**RECORDS PROVIDED**
Begin
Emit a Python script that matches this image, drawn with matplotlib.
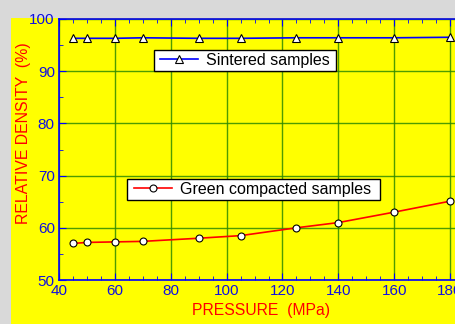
import matplotlib
matplotlib.use('Agg')
import matplotlib.pyplot as plt
from matplotlib.patches import Rectangle
from matplotlib.ticker import MultipleLocator

plt.rcParams['font.family'] = ['Liberation Sans', 'DejaVu Sans']

pressure = [45, 50, 60, 70, 90, 105, 125, 140, 160, 180]
sintered = [96.3, 96.3, 96.3, 96.4, 96.3, 96.3, 96.4, 96.4, 96.4, 96.5]
green = [57.0, 57.2, 57.3, 57.4, 58.0, 58.5, 60.0, 61.0, 63.0, 65.1]

W, H = 456, 324
fig = plt.figure(figsize=(W / 100, H / 100), dpi=100, facecolor='#d9d9d9')
fig.patches.append(Rectangle((11 / W, 0), 1, 1 - 18 / H, transform=fig.transFigure,
                             facecolor='#ffff00', edgecolor='none', zorder=-10))

# axes runs past the right edge, like the original
ax = fig.add_axes([59 / W, 1 - 280 / H, 419 / W, 261 / H])
ax.set_facecolor('#ffff00')
ax.set_xlim(40, 190)
ax.set_ylim(50, 100)

ax.xaxis.set_major_locator(MultipleLocator(20))
ax.xaxis.set_minor_locator(MultipleLocator(5))
ax.yaxis.set_major_locator(MultipleLocator(10))
ax.yaxis.set_minor_locator(MultipleLocator(5))
ax.grid(True, which='major', color='#2e8b00', lw=1.0, alpha=0.85)
ax.set_axisbelow(True)

for s in ax.spines.values():
    s.set_color('#0000ff')
    s.set_linewidth(1.2)
ax.tick_params(which='both', direction='in', top=True, right=True, colors='#0000ff',
               labelsize=11, labelcolor='#1010e0')
ax.tick_params(which='major', length=5, pad=3)
ax.tick_params(which='minor', length=3)

l1, = ax.plot(pressure, sintered, color='#0000ff', lw=1.2, marker='^', ms=6,
              mfc='white', mec='black', mew=0.8, label='Sintered samples')
l2, = ax.plot(pressure, green, color='#ff0000', lw=1.2, marker='o', ms=5,
              mfc='white', mec='black', mew=0.8, label='Green compacted samples')

# legend boxes drawn by hand so the padding matches
boxes = [(154, 50, 336, 71), (127, 179, 380, 200)]
for x0, y0, x1, y1 in boxes:
    fig.patches.append(Rectangle((x0 / W, 1 - y1 / H), (x1 - x0) / W, (y1 - y0) / H,
                                 transform=fig.transFigure, facecolor='white',
                                 edgecolor='black', lw=1.0, zorder=5))

leg_kw = dict(fontsize=11.5, frameon=False, handlelength=2.4, handletextpad=0.5,
              borderpad=0, borderaxespad=0, bbox_transform=fig.transFigure,
              loc='center left')
leg1 = fig.legend(handles=[l1], bbox_to_anchor=(160 / W, 1 - 60.5 / H), **leg_kw)
leg1.set_zorder(6)
leg2 = fig.legend(handles=[l2], bbox_to_anchor=(134 / W, 1 - 189.5 / H), **leg_kw)
leg2.set_zorder(6)

fig.text(261 / W, 1 - 310 / H, 'PRESSURE  (MPa)', color='#ff0000', fontsize=11.3,
         ha='center', va='center')
fig.text(24 / W, 1 - 133 / H, 'RELATIVE DENSITY  (%)', color='#ff0000', fontsize=11.4,
         ha='center', va='center', rotation=90)

fig.savefig('out.png', dpi=100, facecolor=fig.get_facecolor())
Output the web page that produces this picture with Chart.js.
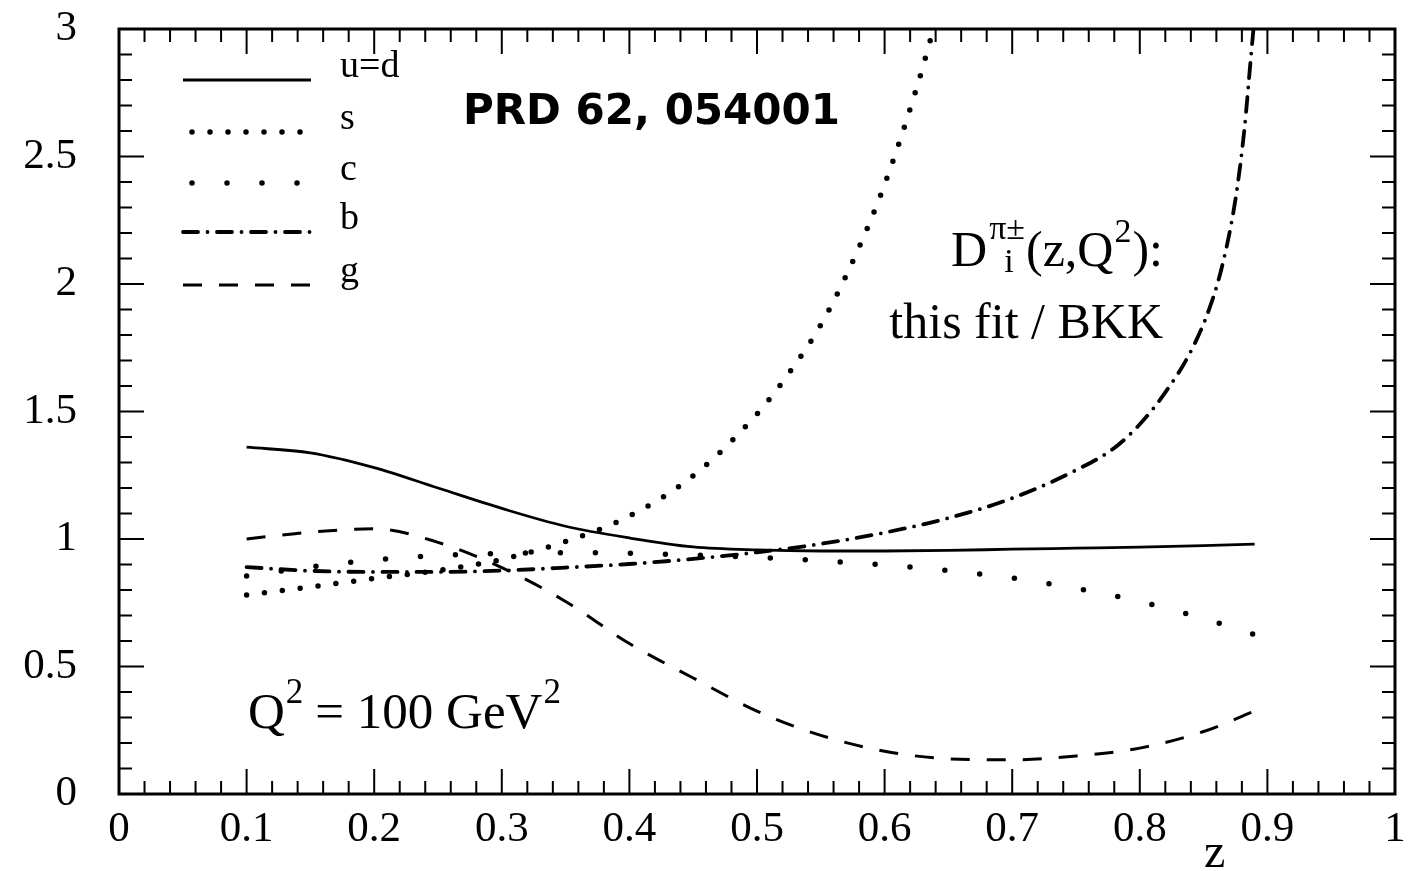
<!DOCTYPE html>
<html>
<head>
<meta charset="utf-8">
<script src="https://cdn.jsdelivr.net/npm/chart.js@4.4.1/dist/chart.umd.min.js"></script>
<style>
  html, body { margin: 0; padding: 0; background: #fff; }
  #wrap { width: 1411px; height: 871px; position: relative; }
</style>
</head>
<body>
<div id="wrap"><canvas id="fragChart"></canvas></div>
<script>
// z grid and ratios (this fit / BKK)
const zMain = [0.1, 0.15, 0.2, 0.25, 0.3, 0.35, 0.4, 0.45, 0.5, 0.55, 0.6, 0.65, 0.7, 0.75, 0.8, 0.85, 0.89];
const uValues = [1.36, 1.338, 1.28, 1.2, 1.12, 1.05, 1.004, 0.969, 0.957, 0.953, 0.953, 0.955, 0.96, 0.964, 0.968, 0.974, 0.98];
const cValues = [0.855, 0.89, 0.918, 0.935, 0.943, 0.946, 0.944, 0.937, 0.928, 0.915, 0.898, 0.876, 0.847, 0.806, 0.755, 0.688, 0.625];
const gValues = [1.0, 1.027, 1.04, 0.987, 0.888, 0.755, 0.59, 0.455, 0.325, 0.23, 0.168, 0.138, 0.134, 0.149, 0.18, 0.245, 0.325];

const zS = [0.1, 0.15, 0.2, 0.25, 0.3, 0.35, 0.4, 0.45, 0.5, 0.525, 0.55, 0.575, 0.6, 0.625, 0.64];
const sValues = [0.78, 0.812, 0.845, 0.877, 0.92, 0.99, 1.09, 1.248, 1.49, 1.65, 1.84, 2.088, 2.39, 2.767, 3.03];

const zB = [0.1, 0.15, 0.2, 0.25, 0.3, 0.35, 0.4, 0.45, 0.5, 0.55, 0.6, 0.65, 0.7, 0.75, 0.78, 0.8, 0.82, 0.84, 0.855, 0.865, 0.875, 0.882, 0.887, 0.89];
const bValues = [0.89, 0.875, 0.871, 0.871, 0.876, 0.888, 0.902, 0.922, 0.948, 0.981, 1.025, 1.082, 1.16, 1.27, 1.357, 1.45, 1.575, 1.736, 1.91, 2.08, 2.333, 2.608, 2.886, 3.05];

const xTicks = [0, 0.1, 0.2, 0.3, 0.4, 0.5, 0.6, 0.7, 0.8, 0.9, 1];
const yTicks = [0, 0.5, 1, 1.5, 2, 2.5, 3];
const labels = ['u=d', 's', 'c', 'b', 'g'];

const serif = '"Liberation Serif", "DejaVu Serif", serif';

const pts = (xs, ys) => xs.map((x, i) => ({ x: x, y: ys[i] }));

const lineDefaults = {
    showLine: true,
    pointRadius: 0,
    borderColor: '#000',
    fill: false,
    cubicInterpolationMode: 'monotone',
    clip: 0
};

const datasets = [
    Object.assign({}, lineDefaults, { label: labels[0], data: pts(zMain, uValues), borderWidth: 2.8, borderCapStyle: 'butt' }),
    Object.assign({}, lineDefaults, { label: labels[1], data: pts(zS, sValues), borderWidth: 5.5, borderDash: [0, 18], borderCapStyle: 'round' }),
    Object.assign({}, lineDefaults, { label: labels[2], data: pts(zMain, cValues), borderWidth: 5.5, borderDash: [0, 35], borderCapStyle: 'round' }),
    Object.assign({}, lineDefaults, { label: labels[3], data: pts(zB, bValues), borderWidth: 3.8, borderDash: [15, 9.5, 0, 9.5], borderCapStyle: 'round' }),
    Object.assign({}, lineDefaults, { label: labels[4], data: pts(zMain, gValues), borderWidth: 3, borderDash: [19, 17], borderCapStyle: 'butt' })
];

// text runs with super/subscripts: [text, size, dy, dx, noAdvance]
function drawPieces(ctx, pieces, xStart, base) {
    let x = xStart;
    pieces.forEach(p => {
        ctx.font = p[1] + 'px ' + serif;
        ctx.fillText(p[0], x + (p[3] || 0), base + p[2]);
        if (!p[4]) x += ctx.measureText(p[0]).width + (p[3] || 0);
    });
    return x;
}
function piecesWidth(ctx, pieces) {
    let w = 0;
    pieces.forEach(p => {
        ctx.font = p[1] + 'px ' + serif;
        if (!p[4]) w += ctx.measureText(p[0]).width + (p[3] || 0);
    });
    return w;
}

// frame, inward ticks on all four sides, legend and annotations
const framePlugin = {
    id: 'frame',
    afterDatasetsDraw(chart) {
        const ctx = chart.ctx;
        const a = chart.chartArea;
        const xs = chart.scales.x, ys = chart.scales.y;
        ctx.save();
        ctx.strokeStyle = '#000';
        ctx.setLineDash([]);
        ctx.lineCap = 'butt';

        ctx.lineWidth = 2;
        for (let i = 0; i <= 50; i++) {
            const px = xs.getPixelForValue(i / 50);
            const len = (i % 5 === 0) ? 25 : 13;
            ctx.beginPath();
            ctx.moveTo(px, a.bottom); ctx.lineTo(px, a.bottom - len);
            ctx.moveTo(px, a.top); ctx.lineTo(px, a.top + len);
            ctx.stroke();
        }
        for (let i = 0; i <= 30; i++) {
            const py = ys.getPixelForValue(i / 10);
            const len = (i % 5 === 0) ? 25 : 13;
            ctx.beginPath();
            ctx.moveTo(a.left, py); ctx.lineTo(a.left + len, py);
            ctx.moveTo(a.right, py); ctx.lineTo(a.right - len, py);
            ctx.stroke();
        }
        ctx.lineWidth = 3;
        ctx.strokeRect(a.left, a.top, a.right - a.left, a.bottom - a.top);

        // legend
        const legendY = [80, 132, 183, 232, 285];
        chart.data.datasets.forEach((ds, i) => {
            ctx.beginPath();
            ctx.lineWidth = ds.borderWidth;
            ctx.lineCap = ds.borderCapStyle;
            ctx.setLineDash(ds.borderDash || []);
            const dotted = ds.borderDash && ds.borderDash[0] === 0;
            ctx.moveTo(dotted ? 192 : 183, legendY[i]);
            ctx.lineTo(dotted ? 301 : 311, legendY[i]);
            ctx.stroke();
            ctx.setLineDash([]);
            ctx.fillStyle = '#000';
            ctx.font = '38px ' + serif;
            ctx.textAlign = 'left';
            ctx.textBaseline = 'alphabetic';
            ctx.fillText(ds.label, 340, legendY[i] - 3);
        });

        ctx.fillStyle = '#000';
        ctx.textBaseline = 'alphabetic';
        ctx.textAlign = 'left';

        ctx.font = 'bold 42px "DejaVu Sans", sans-serif';
        ctx.fillText('PRD 62, 054001', 463, 124);

        const dPieces = [
            ['D', 50, 0],
            ['i', 34, 6, 17, true],
            ['π±', 34, -27, 2],
            ['(z,Q', 50, 0, 1],
            ['2', 34, -24, 1],
            ['):', 50, 0, 1]
        ];
        const rightEdge = 1163;
        drawPieces(ctx, dPieces, rightEdge - piecesWidth(ctx, dPieces), 266);

        ctx.font = '50px ' + serif;
        ctx.fillText('this fit / BKK', rightEdge - ctx.measureText('this fit / BKK').width, 338);

        // Q^2 = 100 GeV^2
        const qPieces = [
            ['Q', 51, 0],
            ['2', 35, -25, 1],
            ['= 100 GeV', 51, 0, 12],
            ['2', 35, -25, 1]
        ];
        drawPieces(ctx, qPieces, 248, 728);

        // axis title
        ctx.font = '48px ' + serif;
        ctx.fillText('z', 1204, 867);
        ctx.restore();
    }
};

new Chart(document.getElementById('fragChart'), {
    type: 'scatter',
    data: { datasets: datasets },
    options: {
        responsive: true,
        maintainAspectRatio: false,
        animation: false,
        events: [],
        layout: { padding: { top: 29, right: 16, left: 0, bottom: 0 } },
        plugins: {
            legend: { display: false },
            tooltip: { enabled: false }
        },
        scales: {
            x: {
                type: 'linear',
                min: 0,
                max: 1,
                afterBuildTicks: (s) => { s.ticks = xTicks.map(v => ({ value: v })); },
                afterFit: (s) => { s.height = 77; s.paddingLeft = 0; s.paddingRight = 0; },
                grid: { display: false, drawTicks: false },
                border: { display: false },
                ticks: {
                    color: '#000',
                    padding: 10,
                    maxRotation: 0,
                    autoSkip: false,
                    font: { family: serif, size: 43 },
                    callback: (v) => String(Math.round(v * 10) / 10)
                }
            },
            y: {
                type: 'linear',
                min: 0,
                max: 3,
                afterBuildTicks: (s) => { s.ticks = yTicks.map(v => ({ value: v })); },
                afterFit: (s) => { s.width = 119; s.paddingTop = 0; s.paddingBottom = 0; },
                grid: { display: false, drawTicks: false },
                border: { display: false },
                ticks: {
                    color: '#000',
                    padding: 42,
                    autoSkip: false,
                    font: { family: serif, size: 43 },
                    callback: (v) => String(v)
                }
            }
        }
    },
    plugins: [framePlugin]
});
</script>
</body>
</html>
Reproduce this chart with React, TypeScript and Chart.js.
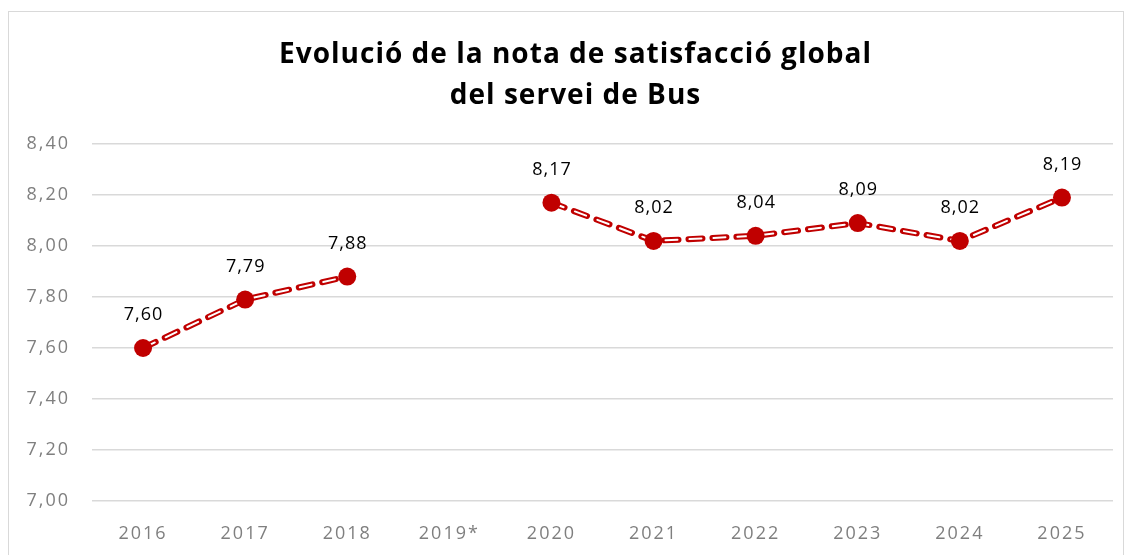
import React, { useEffect, useRef } from "react";
import { Chart, registerables } from "chart.js";

Chart.register(...registerables);

const TITLE_LINES = ["Evolució de la nota de satisfacció global", "del servei de Bus"];
const YEARS = ["2016", "2017", "2018", "2019*", "2020", "2021", "2022", "2023", "2024", "2025"];
const SCORES: (number | null)[] = [7.6, 7.79, 7.88, null, 8.17, 8.02, 8.04, 8.09, 8.02, 8.19];
const Y_MIN = 7.0;
const Y_MAX = 8.4;
const Y_STEP = 0.2;

const RED = "#C00000";
const FONT = "'Open Sans', sans-serif";

const fmt = (v: number) => v.toFixed(2).replace(".", ",");

const spacingPlugin = {
  id: "spacing",
  beforeDraw(chart: any) {
    chart.ctx.letterSpacing = "2px";
  },
};

const titlePlugin = {
  id: "customTitle",
  afterDraw(chart: any) {
    const ctx = chart.ctx;
    ctx.save();
    ctx.font = `bold 28px ${FONT}`;
    ctx.fillStyle = "#000000";
    ctx.textAlign = "center";
    ctx.textBaseline = "middle";
    ctx.letterSpacing = "0px";
    const w0 = ctx.measureText(TITLE_LINES[0]).width;
    const sp = Math.max(0, (592 - w0) / (TITLE_LINES[0].length - 1));
    ctx.letterSpacing = `${sp}px`;
    const cx = 566 + sp / 2;
    ctx.fillText(TITLE_LINES[0], cx, 43);
    ctx.fillText(TITLE_LINES[1], cx, 84);
    ctx.restore();
  },
};

const labelPlugin = {
  id: "valueLabels",
  afterDatasetsDraw(chart: any) {
    const meta = chart.getDatasetMeta(2);
    const ctx = chart.ctx;
    ctx.save();
    ctx.font = `18px ${FONT}`;
    ctx.letterSpacing = "1px";
    ctx.fillStyle = "#000000";
    ctx.textAlign = "center";
    ctx.textBaseline = "middle";
    meta.data.forEach((pt: any, i: number) => {
      const v = SCORES[i];
      if (v == null) return;
      ctx.fillText(fmt(v), pt.x + 0.5, pt.y - 33);
    });
    ctx.restore();
  },
};

export default function App() {
  const ref = useRef<HTMLCanvasElement>(null);
  useEffect(() => {
    if (!ref.current) return;
    const chart = new Chart(ref.current, {
      type: "line",
      data: {
        labels: YEARS,
        datasets: [
          {
            data: SCORES,
            borderColor: RED,
            borderWidth: 6,
            borderDash: [14, 10],
            borderCapStyle: "round",
            pointRadius: 0,
            spanGaps: false,
            tension: 0,
            order: 3,
          },
          {
            data: SCORES,
            borderColor: "#ffffff",
            borderWidth: 2,
            borderDash: [12, 12],
            borderDashOffset: 23,
            borderCapStyle: "round",
            pointRadius: 0,
            spanGaps: false,
            tension: 0,
            order: 2,
          },
          {
            data: SCORES,
            showLine: false,
            pointRadius: 9,
            pointBackgroundColor: RED,
            pointBorderColor: RED,
            pointBorderWidth: 0,
            order: 1,
          },
        ],
      },
      options: {
        animation: false,
        responsive: false,
        maintainAspectRatio: false,
        layout: { padding: { left: 0, right: 10, top: 132, bottom: 0 } },
        plugins: {
          legend: { display: false },
          tooltip: { enabled: false },
          title: { display: false },
        },
        scales: {
          x: {
            offset: true,
            grid: { display: false, drawTicks: false },
            border: { display: false },
            ticks: { color: "#7f7f7f", font: { family: FONT, size: 18 }, padding: 22 },
            afterFit: (s: any) => {
              s.height = 56;
            },
          },
          y: {
            min: Y_MIN,
            max: Y_MAX,
            grid: { color: "#d9d9d9", lineWidth: 1.5, drawTicks: false },
            border: { display: false },
            ticks: {
              stepSize: Y_STEP,
              color: "#7f7f7f",
              font: { family: FONT, size: 18 },
              padding: 22,
              callback: (v: any) => fmt(Number(v)),
            },
            afterFit: (s: any) => {
              s.width = 83;
            },
          },
        },
      },
      plugins: [spacingPlugin, labelPlugin, titlePlugin],
    });
    return () => chart.destroy();
  }, []);

  return (
    <div
      style={{
        position: "relative",
        marginTop: 3,
        width: 1114,
        height: 545,
        border: "1px solid #d9d9d9",
        background: "#fff",
      }}
    >
      <canvas ref={ref} width={1114} height={545} style={{ display: "block" }} />
    </div>
  );
}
End
**SHORT TASK**
Repeat the lines of the listing above verbatim, beginning at its first line and ending at the line containing "from matplotlib.ticker import MultipleLocator", which is included. Omit pictures.

**COMPLETED TASK**
Emit a Python script that matches this image, drawn with matplotlib.
import matplotlib
matplotlib.use('Agg')
import matplotlib.pyplot as plt
from matplotlib.patches import Rectangle
from matplotlib.ticker import MultipleLocator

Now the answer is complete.